Though the calendar never sold, it was mildly successful, and I went on to design three more calendars for Wood. In 1975 I used the 1930s as my theme (since 1930 and 1975 had the same calendar dates), and used an art deco look. The actress Joan Crawford is featured in the center paralleled by a depression era Walker Evans photo and a dancing couple. Another Walker Evans dust belt photo is in the top left balanced by an illustration of Marlene Dietrich. The next year, 1976, was to be country's bicentennial, and the calendar  featured the many faces of Ben Franklin and his inventions. For 1977 I painted an old radio and decorated it with the history of Communication over the decades or centuries.

By 1976, I had become the Creative Director of this very conservative firm, and using my free reign I had created Donald Duck and Uncle Scrooge characters for a banking trade shows, a comic book telling the story of banking research using the images of people in the firm, a Christmas card set in a Victorian living room that lampooned the owner and his sons and included portraits of little known people in the Wood Communications Department as well as my ex wife and my dog. My designer and I even created a "Build With Wood" brochure using a cover of a jigsawed puzzle of wood blocks that on the inside pages were assembled into buildings. Soon after that I began work on my greatest work for Wood, a 1978 calendar featuring a surrealistic dystopian landscape fronted by wood block and an arch carved with the letters "Build with Wood." Wooden pillars on each side of the arch were flanked by an image of my copywriter in bluejeans, and the head of computer services on the other with a magnetic computer tape in hand.

When asked by my immediate boss, the owner's son, what I was doing for the calendar, I proudly showed him my progress with a complicated explanation supporting my theme. Unfortunately he was not pleased with my effort, and wanted to know how quickly I could come up with another idea. I responded by turning in my resignation. Much to my boss' dismay, his son accepted it gladly, and I was on my own.

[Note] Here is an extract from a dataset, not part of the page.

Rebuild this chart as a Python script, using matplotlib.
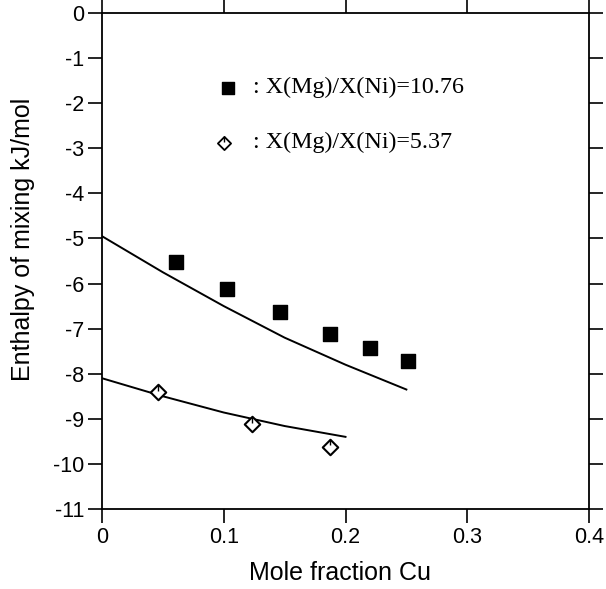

There isn't much to comment on from my perspective today with regard to my tenure at Wood, or my response to the negative reaction towards my calendar.  I can only smile at having gotten away with so much for so long – from super hero standup figures launched on the elevators and sent to every floor of the building, to pot being smoked in the office, and a Christmas party presentation where I made totally inappropriate remarks about the owner, his salesmen and his sons. I had been given a license to learn, grow and express my wildest ideas, complete enormous personal drawings on company time (and have them printed and used as giveaways), and  create weird and implausible marketing campaigns without reproach.

Who gets that chance?

After leaving Wood, I found employment as an art director at an advertising firm where I picked up many pointers and techniques of the trade. I lasted 6 months and quit.